The paper introduces a coupled 1D and 3D modeling approach to analyze surface elasticity effects on PR instability in soft solids, filling a gap in prior research.

Findings

Surface elasticity significantly affects the onset and evolution of PR instability.

The developed models accurately predict instability behavior under various surface conditions.

Insights can be used to calibrate surface parameters and improve material models.

Abstract

Soft solids exhibit instability and develop surface undulations due to surface effects, a phenomenon known as the elastic Plateau-Rayleigh (PR) instability, driven by the interplay of surface and bulk elasticity.
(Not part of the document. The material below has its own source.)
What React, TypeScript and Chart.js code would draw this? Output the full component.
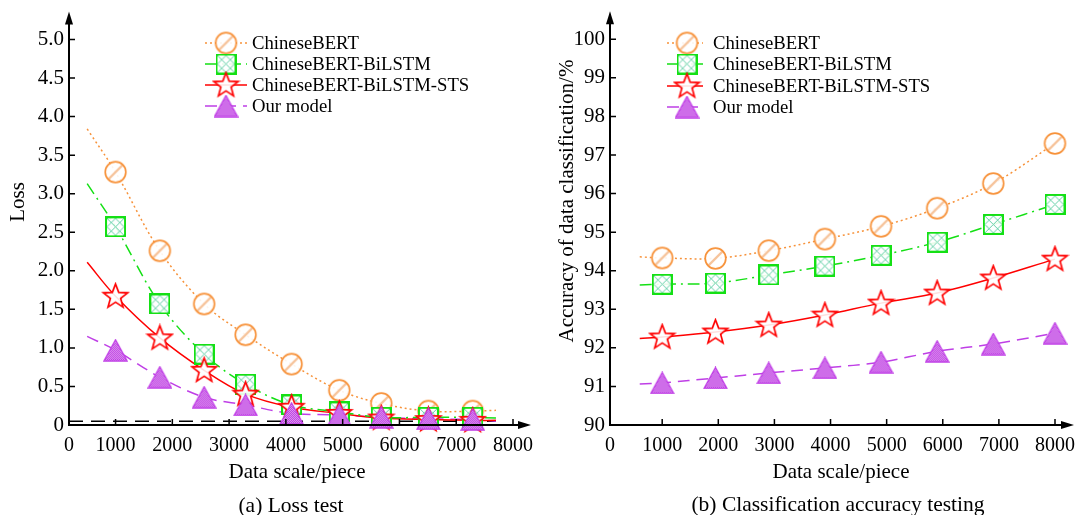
import React, { useEffect, useRef } from 'react';
import { Chart, registerables } from 'chart.js';
Chart.register(...registerables);

// ---------- data ----------
const seriesNames = ['ChineseBERT', 'ChineseBERT-BiLSTM', 'ChineseBERT-BiLSTM-STS', 'Our model'];
const xTickValues = [1000, 2000, 3000, 4000, 5000, 6000, 7000, 8000];

// (a) Loss test
const lossX = [1000, 1780, 2560, 3290, 4100, 4940, 5680, 6510, 7290];
const lossBert = [3.28, 2.26, 1.57, 1.17, 0.79, 0.45, 0.28, 0.18, 0.18];
const lossBiLSTM = [2.57, 1.57, 0.92, 0.53, 0.26, 0.17, 0.1, 0.1, 0.1];
const lossSTS = [1.67, 1.13, 0.71, 0.4, 0.23, 0.15, 0.09, 0.07, 0.06];
const lossOurs = [0.97, 0.62, 0.36, 0.26, 0.15, 0.13, 0.1, 0.08, 0.07];
const lossLineStartX = 500;
const lossLineStart = [3.84, 3.13, 2.11, 1.15];
const lossLineEndX = [7700, 7700, 7700, 7700];
const lossLineEnd = [0.19, 0.09, 0.06, 0.05];
const lossBaselineX = [180, 7700];
const lossBaselineY = [0.05, 0.05];
const lossYTicks = [0, 0.5, 1.0, 1.5, 2.0, 2.5, 3.0, 3.5, 4.0, 4.5, 5.0];

// (b) Classification accuracy testing
const accX = [1000, 1950, 2900, 3900, 4900, 5900, 6900, 8000];
const accBert = [94.33, 94.32, 94.52, 94.82, 95.15, 95.62, 96.26, 97.3];
const accBiLSTM = [93.65, 93.68, 93.89, 94.12, 94.4, 94.74, 95.2, 95.72];
const accSTS = [92.28, 92.41, 92.59, 92.85, 93.16, 93.42, 93.81, 94.3];
const accOurs = [91.09, 91.22, 91.35, 91.48, 91.63, 91.91, 92.1, 92.38];
const accLineStartX = 600;
const accLineStart = [94.36, 93.63, 92.24, 91.06];
const accLineEndX: (number | null)[] = [null, null, 8300, 8250];
const accLineEnd: (number | null)[] = [null, null, 94.42, 92.45];
const accYTicks = [90, 91, 92, 93, 94, 95, 96, 97, 98, 99, 100];

// ---------- styles ----------
const FONT = '"Liberation Serif", "Times New Roman", serif';
const COLORS = ['#f7923a', '#14e014', '#ff0000', '#bf3fe6'];
const DASHES = [[2, 3], [12, 5, 2, 5], [], [12, 7]];

function makeMarker(kind: string): HTMLCanvasElement {
  const c = document.createElement('canvas');
  if (kind === 'circle') {
    c.width = 25; c.height = 25;
    const ctx = c.getContext('2d')!;
    ctx.save();
    ctx.beginPath(); ctx.arc(12.5, 12.5, 10.3, 0, Math.PI * 2);
    ctx.fillStyle = 'rgba(255,255,255,0.9)'; ctx.fill(); ctx.clip();
    ctx.strokeStyle = '#f6c39a'; ctx.lineWidth = 2.4;
    ctx.beginPath(); ctx.moveTo(4, 21); ctx.lineTo(21, 4); ctx.stroke();
    ctx.restore();
    ctx.strokeStyle = COLORS[0]; ctx.lineWidth = 1.7;
    ctx.beginPath(); ctx.arc(12.5, 12.5, 10.3, 0, Math.PI * 2); ctx.stroke();
  } else if (kind === 'square') {
    c.width = 21; c.height = 21;
    const ctx = c.getContext('2d')!;
    ctx.fillStyle = 'rgba(255,255,255,0.9)'; ctx.fillRect(1, 1, 19, 19);
    ctx.strokeStyle = '#62cfa6'; ctx.lineWidth = 1;
    ctx.beginPath();
    ctx.moveTo(10.5, 2); ctx.lineTo(19, 10.5); ctx.lineTo(10.5, 19); ctx.lineTo(2, 10.5); ctx.closePath();
    ctx.moveTo(2, 2); ctx.lineTo(19, 19); ctx.moveTo(19, 2); ctx.lineTo(2, 19);
    ctx.stroke();
    ctx.strokeStyle = COLORS[1]; ctx.lineWidth = 2;
    ctx.strokeRect(1, 1, 19, 19);
  } else if (kind === 'star') {
    c.width = 29; c.height = 29;
    const ctx = c.getContext('2d')!;
    const cx = 14.5, cy = 15, R = 12.8, r = 5.4;
    ctx.beginPath();
    for (let k = 0; k < 10; k++) {
      const ang = -Math.PI / 2 + (k * Math.PI) / 5;
      const rr = k % 2 === 0 ? R : r;
      const px = cx + rr * Math.cos(ang), py = cy + rr * Math.sin(ang);
      if (k === 0) ctx.moveTo(px, py); else ctx.lineTo(px, py);
    }
    ctx.closePath();
    ctx.fillStyle = 'rgba(255,255,255,0.88)'; ctx.fill();
    ctx.strokeStyle = COLORS[2]; ctx.lineWidth = 1.7; ctx.stroke();
  } else {
    c.width = 25; c.height = 23;
    const ctx = c.getContext('2d')!;
    const p = document.createElement('canvas');
    p.width = 2; p.height = 2;
    const pc = p.getContext('2d')!;
    pc.fillStyle = '#e4a6f3'; pc.fillRect(0, 0, 2, 2);
    pc.fillStyle = '#b934e0'; pc.fillRect(0, 0, 1, 1); pc.fillRect(1, 1, 1, 1);
    const pat = ctx.createPattern(p, 'repeat')!;
    ctx.beginPath(); ctx.moveTo(12.5, 1); ctx.lineTo(24, 22); ctx.lineTo(1, 22); ctx.closePath();
    ctx.fillStyle = pat; ctx.fill();
    ctx.strokeStyle = '#c03ee6'; ctx.lineWidth = 1.3; ctx.stroke();
  }
  return c;
}

interface Setup {
  xs: number[];
  series: number[][];
  lineStartX: number;
  lineStart: number[];
  lineEndX: (number | null)[];
  lineEnd: (number | null)[];
  xMin: number;
  xMax: number;
  yMin: number;
  yMax: number;
  yTicks: number[];
  yFmt: (v: number) => string;
  padTop: number;
  padRight: number;
  yWidth: number;
  legend: { line0: number; line1: number; mx: number; tx: number; ys: number[] };
  yTitle: string;
  yTitlePos: [number, number];
  xTitlePos: [number, number];
  caption: string;
  captionPos: [number, number];
  arrowExtra: number;
  extra: any[];
}

function buildConfig(s: Setup, markers: HTMLCanvasElement[]): any {
  const datasets: any[] = [...s.extra];
  s.series.forEach((vals, i) => {
    const pts = s.xs.map((x, j) => ({ x, y: vals[j] }));
    const linePts = [{ x: s.lineStartX, y: s.lineStart[i] }, ...pts];
    const ex = s.lineEndX[i];
    const ey = s.lineEnd[i];
    if (ex != null && ey != null) linePts.push({ x: ex, y: ey });
    datasets.push({
      label: seriesNames[i] + ' fit',
      data: linePts,
      borderColor: COLORS[i],
      borderDash: DASHES[i],
      borderWidth: 1.5,
      pointRadius: 0,
      tension: 0.35,
      fill: false,
      clip: false,
      order: 10 + i,
    });
    datasets.push({
      label: seriesNames[i],
      data: pts,
      showLine: false,
      pointStyle: markers[i],
      pointRadius: 11,
      clip: false,
      order: 3 - i,
    });
  });

  const decor = {
    id: 'decor',
    afterDraw(chart: any) {
      const { ctx, chartArea: a, scales } = chart;
      const xs = scales.x, ys = scales.y;
      ctx.save();
      ctx.strokeStyle = '#000';
      ctx.fillStyle = '#000';
      ctx.lineWidth = 2;
      ctx.setLineDash([]);
      // y axis + arrow
      ctx.beginPath(); ctx.moveTo(a.left, a.bottom + 1); ctx.lineTo(a.left, a.top - 18); ctx.stroke();
      ctx.beginPath(); ctx.moveTo(a.left, a.top - 28); ctx.lineTo(a.left - 4, a.top - 15); ctx.lineTo(a.left + 4, a.top - 15); ctx.closePath(); ctx.fill();
      // x axis + arrow
      ctx.beginPath(); ctx.moveTo(a.left - 1, a.bottom); ctx.lineTo(a.right + s.arrowExtra - 8, a.bottom); ctx.stroke();
      ctx.beginPath(); ctx.moveTo(a.right + s.arrowExtra, a.bottom); ctx.lineTo(a.right + s.arrowExtra - 13, a.bottom - 4); ctx.lineTo(a.right + s.arrowExtra - 13, a.bottom + 4); ctx.closePath(); ctx.fill();
      // tick marks
      ctx.lineWidth = 1.5;
      ctx.beginPath();
      xTickValues.forEach((v) => {
        const px = xs.getPixelForValue(v);
        ctx.moveTo(px, a.bottom); ctx.lineTo(px, a.bottom - 6);
      });
      s.yTicks.forEach((v) => {
        if (v === s.yMin) return;
        const py = ys.getPixelForValue(v);
        ctx.moveTo(a.left, py); ctx.lineTo(a.left + 6, py);
      });
      ctx.stroke();
      // titles
      ctx.fillStyle = '#000';
      ctx.textAlign = 'center';
      ctx.textBaseline = 'middle';
      ctx.font = `21px ${FONT}`;
      ctx.save();
      ctx.translate(s.yTitlePos[0], s.yTitlePos[1]);
      ctx.rotate(-Math.PI / 2);
      ctx.fillText(s.yTitle, 0, 0);
      ctx.restore();
      ctx.fillText('Data scale/piece', s.xTitlePos[0], s.xTitlePos[1]);
      ctx.font = `21.5px ${FONT}`;
      ctx.fillText(s.caption, s.captionPos[0], s.captionPos[1]);
      // legend
      const L = s.legend;
      ctx.textAlign = 'left';
      ctx.font = `18.7px ${FONT}`;
      seriesNames.forEach((name, i) => {
        const y = L.ys[i];
        ctx.strokeStyle = COLORS[i];
        ctx.lineWidth = 1.5;
        ctx.setLineDash(DASHES[i]);
        ctx.beginPath(); ctx.moveTo(L.line0, y); ctx.lineTo(L.line1, y); ctx.stroke();
        ctx.setLineDash([]);
        const m = markers[i];
        ctx.drawImage(m, L.mx - m.width / 2, y - m.height / 2);
        ctx.fillStyle = '#000';
        ctx.fillText(name, L.tx, y + 1);
      });
      ctx.restore();
    },
  };

  return {
    type: 'line',
    data: { datasets },
    options: {
      animation: false,
      responsive: false,
      devicePixelRatio: 1,
      events: [],
      layout: { padding: { top: s.padTop, right: s.padRight, left: 0, bottom: 0 } },
      plugins: { legend: { display: false }, tooltip: { enabled: false } },
      scales: {
        x: {
          type: 'linear',
          min: s.xMin,
          max: s.xMax,
          grid: { display: false, drawTicks: false },
          border: { display: false },
          afterBuildTicks: (sc: any) => {
            sc.ticks = [s.xMin, ...xTickValues].map((v) => ({ value: v }));
          },
          afterFit: (sc: any) => { sc.height = 90; },
          ticks: {
            autoSkip: false,
            maxRotation: 0,
            padding: 9,
            color: '#000',
            font: { family: FONT, size: 20 },
            callback: (v: number) => (v === s.xMin ? '0' : String(v)),
          },
        },
        y: {
          type: 'linear',
          min: s.yMin,
          max: s.yMax,
          grid: { display: false, drawTicks: false },
          border: { display: false },
          afterBuildTicks: (sc: any) => {
            sc.ticks = s.yTicks.map((v) => ({ value: v }));
          },
          afterFit: (sc: any) => { sc.width = s.yWidth; },
          ticks: {
            autoSkip: false,
            padding: 5,
            color: '#000',
            font: { family: FONT, size: 21 },
            callback: (v: number) => s.yFmt(v),
          },
        },
      },
    },
    plugins: [decor],
  };
}

export default function App() {
  const leftRef = useRef<HTMLCanvasElement>(null);
  const rightRef = useRef<HTMLCanvasElement>(null);

  useEffect(() => {
    const markers = [makeMarker('circle'), makeMarker('square'), makeMarker('star'), makeMarker('triangle')];

    const lossSetup: Setup = {
      xs: lossX,
      series: [lossBert, lossBiLSTM, lossSTS, lossOurs],
      lineStartX: lossLineStartX,
      lineStart: lossLineStart,
      lineEndX: lossLineEndX,
      lineEnd: lossLineEnd,
      xMin: 180,
      xMax: 8000,
      yMin: 0,
      yMax: 5.0,
      yTicks: lossYTicks,
      yFmt: (v) => (v === 0 ? '0' : v.toFixed(1)),
      padTop: 39.5,
      padRight: 25,
      yWidth: 69,
      legend: { line0: 205, line1: 247, mx: 226, tx: 252, ys: [43, 64, 85, 106] },
      yTitle: 'Loss',
      yTitlePos: [18, 202],
      xTitlePos: [297, 472],
      caption: '(a) Loss test',
      captionPos: [291, 506],
      arrowExtra: 18,
      extra: [
        {
          label: 'baseline',
          data: lossBaselineX.map((x, j) => ({ x, y: lossBaselineY[j] })),
          borderColor: '#000',
          borderDash: [14, 8],
          borderWidth: 1.5,
          pointRadius: 0,
          fill: false,
          order: 30,
        },
      ],
    };

    const accSetup: Setup = {
      xs: accX,
      series: [accBert, accBiLSTM, accSTS, accOurs],
      lineStartX: accLineStartX,
      lineStart: accLineStart,
      lineEndX: accLineEndX,
      lineEnd: accLineEnd,
      xMin: 70,
      xMax: 8000,
      yMin: 90,
      yMax: 100,
      yTicks: accYTicks,
      yFmt: (v) => String(v),
      padTop: 39.3,
      padRight: 21,
      yWidth: 68,
      legend: { line0: 125, line1: 161, mx: 145, tx: 171, ys: [43, 64, 86, 107] },
      yTitle: 'Accuracy of data classification/%',
      yTitlePos: [25, 201],
      xTitlePos: [299, 472],
      caption: '(b) Classification accuracy testing',
      captionPos: [296, 505],
      arrowExtra: 19,
      extra: [],
    };

    const c1 = new Chart(leftRef.current!, buildConfig(lossSetup, markers));
    const c2 = new Chart(rightRef.current!, buildConfig(accSetup, markers));
    return () => {
      c1.destroy();
      c2.destroy();
    };
  }, []);

  return (
    <div style={{ position: 'absolute', left: 0, top: 0, width: 1084, height: 515, background: '#fff', overflow: 'hidden' }}>
      <canvas ref={leftRef} width={542} height={515} style={{ position: 'absolute', left: 0, top: 0, width: 542, height: 515 }} />
      <canvas ref={rightRef} width={542} height={515} style={{ position: 'absolute', left: 542, top: 0, width: 542, height: 515 }} />
    </div>
  );
}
Previous studies on the PR instability in solids mainly focused on the case of constant surface tension and ignored the effect of surface elasticity. It has been shown by experiments that the surface effects in solid-like materials depend both on the surface tension and surface elasticity, but little is known about the role of the latter in the elasto-capillary instabilities in soft solids. Here, we conduct an in-depth exploration of the effect of surface elasticity on the PR instability in an elastic cylinder by coupling theoretical and numerical methods. We derive an asymptotically consistent one-dimensional (1d) model to characterize the PR instability from three-dimensional (3d) nonlinear bulk-surface elasticity, and develop a new finite-element (FE) scheme for simulating 3d deformations of the bulk-surface system. The initiation and evolution of the PR instability are obtained analytically with the aid of the 1d model. The 1d results are further validated by the 3d FE simulations. By synthesizing the 1d analytic solutions and 3d numerical results, the effects of surface elasticity, surface compressibility, surface tension, axial force and geometrical size on the PR instability are thoroughly elucidated. Our results can be applied to calibrate surface parameters for solid-like materials and develop constitutive models for elastic surfaces.